Do yourself a favor and make a bee vacuum. It may have gone easy this time but when they don't march into the box you provide, which is the rule more than the exception, getting bees off a tree or other wrap around scenarios, is a pain. Brushing them off often kills a lot of bees and, in my experience, brushing makes them REALLY mad. A good bee vac can be made so your boxes are the receptical for the incoming bees and they will be "hived" as they are getting sucked up.
Good luck and think about putting in some brood and a queen excluder to make them stay put. I've neglected to do so after taking may that stayed for granted and lost two in a row.


----------



## jwcarlson (Feb 14, 2014)

How's it look? This is from earlier.


----------



## biggraham610 (Jun 26, 2013)

:thumbsup: nice. G


----------



## jwcarlson (Feb 14, 2014)

Success!!

So the rest of the story. I went to pick up the top bar nuc that I got them marching into a few hours after getting them in there. They'd been on the fence post for 36-40 hours. It was cool and cloudy most of the day. It rained a bit... just enough to swell my top bars and caused the middle 5-6 to heave up and open the hive a bit. My heart sank when I pulled up. I pulled the shim and sat the bars back down. I peaked in the side really quickly... yep, there were still bees there. 

So I made the 45 minute trip home hoping a bunch of the bees didn't leave. Got them to their spot, peaked in really quick (didn't want to waste a frame of open brood if there weren't many bees). So I decided not to waste my time and the strong hive's brood because I saw MAYBE a softball in the corner. I was upset and disappointed. 

I ordered a queen for our week old queenless swarm, bought a second for our hive that's been struggling to raise a queen on their own. Two queens arrived today. I peaked into the nuc and there was quite a bit of activity on top of the baggie feeder. I worked my way forward one bar at a time and about six bars from the front the cluster started. The bees are covering about six top bars in a festoon about 3/4 of the hive wide. And in the middle? A piece of comb a little bigger than a deck of cards. They'd filled a bit of it with syrup. I strained and... EGGS! Absolutely floored. I have NO idea how the hive now has this many bees. I even had my brother look the following morning to make sure that I wasn't crazy. He sent me a video and agreed that the clustered looked only as big as softball.

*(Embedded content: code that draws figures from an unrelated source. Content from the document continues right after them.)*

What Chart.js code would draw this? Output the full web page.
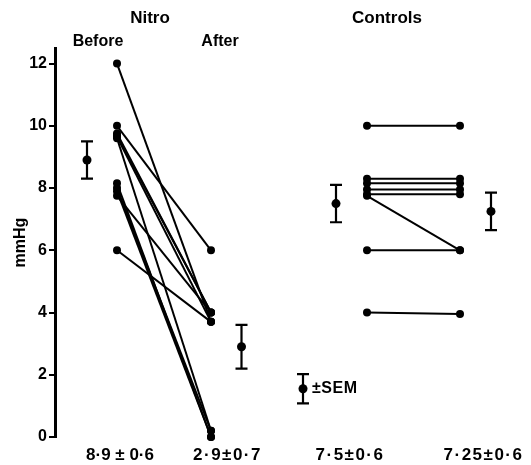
<!DOCTYPE html>
<html><head><meta charset="utf-8">
<script src="https://cdn.jsdelivr.net/npm/chart.js@4.4.0/dist/chart.umd.min.js"></script>
<style>html,body{margin:0;padding:0;background:#fff}</style>
</head><body><canvas id="c" width="531" height="465"></canvas>
<script>
// ---- data ----
const yTicks = [0, 2, 4, 6, 8, 10, 12];
const nitroBefore = [12.0, 10.0, 9.75, 9.7, 9.65, 9.6, 8.15, 8.0, 7.9, 7.75, 6.0];
const nitroAfter  = [3.7, 6.0, 4.0, 4.0, 3.7, 0.2, 0.0, 0.2, 0.0, 4.0, 3.7];
const ctrlBefore  = [10.0, 8.3, 8.15, 7.95, 7.8, 7.75, 6.0, 4.0];
const ctrlAfter   = [10.0, 8.3, 8.15, 7.95, 7.8, 6.0, 6.0, 3.95];
const groupMeans  = [8.9, 2.9, 7.5, 7.25];
const groupSEM    = [0.6, 0.7, 0.6, 0.6];
const summaryLabels = ['8·9 ± 0·6', '2·9±0·7', '7·5±0·6', '7·25±0·6'];
const semKeyMean = 1.55, semKeyHalf = 0.47;
const semKeyText = '±SEM';
const groupTitles = ['Nitro', 'Controls'];
const phaseTitles = ['Before', 'After'];

// ---- layout slots on the (hidden) x scale ----
const X = {nitroMean: 3.2, nitroBefore: 6.2, nitroAfter: 15.6, nitroAfterMean: 18.65,
           semKey: 24.8, ctrlMean: 28.1, ctrlBefore: 31.2, ctrlAfter: 40.5, ctrlAfterMean: 43.6};
const meanSlots = ['nitroMean', 'nitroAfterMean', 'ctrlMean', 'ctrlAfterMean'];
const labelSlots = [6.5, 17.25, 29.5, 42.85];
const titleSlots = [9.5, 33.2];
const phaseSlots = [4.3, 16.5];

const FONT = "'Liberation Sans', Arial, sans-serif";

const datasets = [];
function pairSets(b, a, xb, xa) {
  b.forEach((v, i) => {
    datasets.push({
      type: 'scatter', showLine: true, clip: false,
      data: [{x: xb, y: v}, {x: xa, y: a[i]}],
      borderColor: '#000', borderWidth: 2,
      pointRadius: 4, pointBackgroundColor: '#000', pointBorderWidth: 0
    });
  });
}
pairSets(nitroBefore, nitroAfter, X.nitroBefore, X.nitroAfter);
pairSets(ctrlBefore, ctrlAfter, X.ctrlBefore, X.ctrlAfter);
datasets.push({
  type: 'scatter', clip: false,
  data: meanSlots.map((s, i) => ({x: X[s], y: groupMeans[i]})).concat([{x: X.semKey, y: semKeyMean}]),
  pointRadius: 4.5, pointBackgroundColor: '#000', pointBorderWidth: 0
});

const errorBars = {
  id: 'errorBars',
  afterDatasetsDraw(chart) {
    const {ctx, scales: {x, y}} = chart;
    const items = meanSlots.map((s, i) => ({x: X[s], m: groupMeans[i], e: groupSEM[i]}))
      .concat([{x: X.semKey, m: semKeyMean, e: semKeyHalf}]);
    ctx.save();
    ctx.strokeStyle = '#000'; ctx.lineWidth = 2.2;
    items.forEach(it => {
      const px = x.getPixelForValue(it.x);
      const t = y.getPixelForValue(it.m + it.e), b = y.getPixelForValue(it.m - it.e);
      ctx.beginPath();
      ctx.moveTo(px, t); ctx.lineTo(px, b);
      ctx.moveTo(px - 6, t); ctx.lineTo(px + 6, t);
      ctx.moveTo(px - 6, b); ctx.lineTo(px + 6, b);
      ctx.stroke();
    });
    ctx.restore();
  }
};

const texts = {
  id: 'texts',
  afterDraw(chart) {
    const {ctx, scales: {x, y}} = chart;
    ctx.save();
    ctx.fillStyle = '#000';
    ctx.textBaseline = 'middle';
    ctx.textAlign = 'center';
    ctx.font = 'bold 17px ' + FONT;
    groupTitles.forEach((t, i) => ctx.fillText(t, x.getPixelForValue(titleSlots[i]), y.getPixelForValue(13.47)));
    ctx.font = 'bold 16px ' + FONT;
    phaseTitles.forEach((t, i) => ctx.fillText(t, x.getPixelForValue(phaseSlots[i]), y.getPixelForValue(12.7)));
    ctx.font = 'bold 17px ' + FONT;
    summaryLabels.forEach((t, i) => {
      ctx.letterSpacing = i === 0 ? '0px' : '1.5px';
      ctx.fillText(t, x.getPixelForValue(labelSlots[i]), y.getPixelForValue(-0.58));
    });
    ctx.letterSpacing = '0.5px';
    ctx.textAlign = 'left';
    ctx.font = 'bold 16px ' + FONT;
    ctx.fillText(semKeyText, x.getPixelForValue(X.semKey) + 9, y.getPixelForValue(semKeyMean));
    ctx.restore();
  }
};

new Chart(document.getElementById('c'), {
  data: {datasets},
  options: {
    responsive: false, animation: false, devicePixelRatio: 1,
    layout: {padding: {top: 48, bottom: 28, left: 0, right: 6}},
    plugins: {legend: {display: false}, tooltip: {enabled: false}},
    scales: {
      x: {type: 'linear', min: 0, max: 47, display: false},
      y: {
        type: 'linear', min: 0, max: 12.5,
        afterBuildTicks: s => { s.ticks = yTicks.map(v => ({value: v})); },
        afterFit: s => { s.width = 55; },
        border: {display: true, color: '#000', width: 3},
        grid: {display: true, drawOnChartArea: false, drawTicks: true, tickLength: 6, color: '#000', lineWidth: 2},
        ticks: {color: '#000', font: {family: FONT, weight: 'bold', size: 16}, padding: 2},
        title: {display: true, text: 'mmHg', color: '#000', font: {family: FONT, weight: 'bold', size: 16}, padding: {top: 11, bottom: 0}}
      }
    }
  },
  plugins: [errorBars, texts]
});
</script>
</body></html>
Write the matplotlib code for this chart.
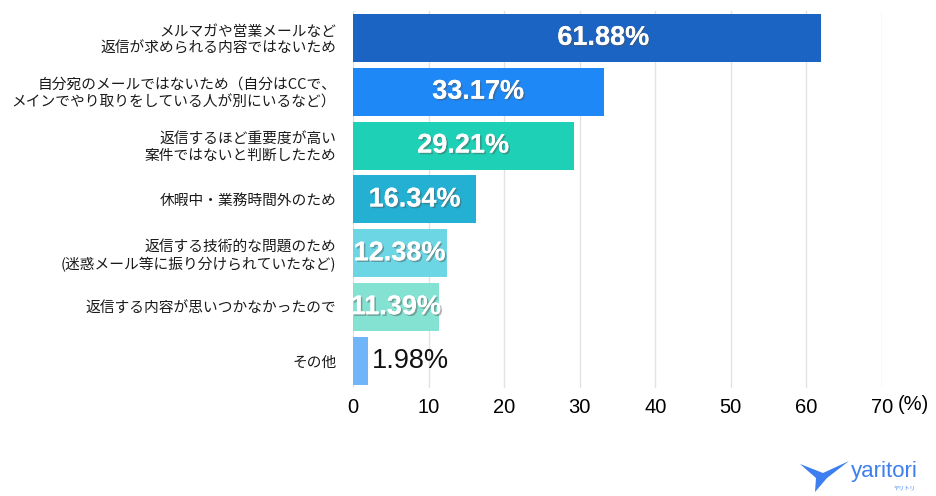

Closed them up on cloud 9. Hope they can build up for the winter!


----------



## GOHoney (Jun 19, 2013)

Nice. I wish I could find some in Illinois.


----------



## jwcarlson (Feb 14, 2014)

I caught a small queenless one at the end of May in Rock Island. They were left overs from what was a very large swarm.


----------



## jwcarlson (Feb 14, 2014)

I got a call from the landowner again this morning. Same exact post. Saw the queen in this one, she looked very big. Seems strange that the swarm I just caught Tuesday (assuming from the same hive?) Has a laying queen with them. So maybe it is a swarm from another hive near by... if this tree has been throwing swarms like he thinks the last few years there has to be some colonies around.


----------



## shannonswyatt (May 7, 2012)

Hang a couple swarm traps on the post and save yourself some trips.


----------



## Snookie (Dec 13, 2013)

Great...Going look for my Post Hole Digger, gonna plant me a post like that:}


----------



## jwcarlson (Feb 14, 2014)

shannonswyatt said:


> Hang a couple swarm traps on the post and save yourself some trips.


Unfortunately, the owner wants the bees gone from his tree. But there must be some more bees around there. I will be very curious to check on this last swarm after being gone for five days starting about an hour after I hived them.


----------